Now this expression is usually only used in legislation and it is used with regard to premises which the lawmaking authority considers should be the subject matter of control, because the premises are being used by the public. This phrase is very frequently used in legislation where the public not merely procure something from the premises but make use of the premises, for example where premises are used by the public for meeting, for accommodation, for entertainment or for refreshment. We have not been able to think of a case which is within the ordinary meaning of the phrase and yet which is not within the meaning of the phrase as it is interpreted in bye-law 2. We do not consider that in its ordinary user in legislation this expression is employed to cover premises that are privately owned and to which the public resort merely for the purpose of buying an article and carrying it away.
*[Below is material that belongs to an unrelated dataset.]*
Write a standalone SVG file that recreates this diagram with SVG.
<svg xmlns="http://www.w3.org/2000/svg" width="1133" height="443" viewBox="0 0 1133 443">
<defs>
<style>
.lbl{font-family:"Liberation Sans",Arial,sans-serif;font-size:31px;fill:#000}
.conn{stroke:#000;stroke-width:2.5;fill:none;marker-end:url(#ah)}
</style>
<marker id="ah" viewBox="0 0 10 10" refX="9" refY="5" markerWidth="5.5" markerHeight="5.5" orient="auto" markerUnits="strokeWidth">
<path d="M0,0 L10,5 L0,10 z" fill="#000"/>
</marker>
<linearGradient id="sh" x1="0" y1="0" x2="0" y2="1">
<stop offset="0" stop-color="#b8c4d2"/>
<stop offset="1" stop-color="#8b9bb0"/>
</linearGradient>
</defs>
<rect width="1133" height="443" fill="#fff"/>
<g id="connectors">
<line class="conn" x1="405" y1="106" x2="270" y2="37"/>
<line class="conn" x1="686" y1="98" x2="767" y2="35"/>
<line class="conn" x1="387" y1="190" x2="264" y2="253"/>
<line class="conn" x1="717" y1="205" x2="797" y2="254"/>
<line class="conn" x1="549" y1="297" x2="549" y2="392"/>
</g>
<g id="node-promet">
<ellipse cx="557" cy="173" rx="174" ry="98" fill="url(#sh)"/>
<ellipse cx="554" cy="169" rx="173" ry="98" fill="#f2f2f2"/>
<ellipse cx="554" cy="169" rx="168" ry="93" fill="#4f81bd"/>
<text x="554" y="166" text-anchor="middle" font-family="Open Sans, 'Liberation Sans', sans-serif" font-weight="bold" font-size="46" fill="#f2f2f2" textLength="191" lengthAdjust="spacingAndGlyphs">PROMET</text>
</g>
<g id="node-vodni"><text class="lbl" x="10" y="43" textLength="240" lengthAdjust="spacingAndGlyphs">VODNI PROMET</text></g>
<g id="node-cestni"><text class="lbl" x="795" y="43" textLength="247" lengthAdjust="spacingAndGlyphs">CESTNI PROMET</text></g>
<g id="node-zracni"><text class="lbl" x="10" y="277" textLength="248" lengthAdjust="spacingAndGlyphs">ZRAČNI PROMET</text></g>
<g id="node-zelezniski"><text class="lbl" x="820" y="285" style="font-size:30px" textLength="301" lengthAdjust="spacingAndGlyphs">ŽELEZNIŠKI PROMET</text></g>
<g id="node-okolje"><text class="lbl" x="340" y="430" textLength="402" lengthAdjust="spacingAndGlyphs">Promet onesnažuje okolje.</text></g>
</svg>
It is clear from those parts of the bye-laws to which counsel on both sides have referred us that the word "includes" is sometimes used restrictively and sometimes not restrictively, so that we think that no inference can be drawn from placing any reliance on the meaning of the word "includes".
On the facts of the present case as found we are of opinion that the premises on which the offence was alleged to have been committed was not a place of public resort, either according to the ordinary meaning of that phrase or to the meaning assigned to it in the interpretation bye-law.
In view of our opinion the conviction and sentence must be set aside.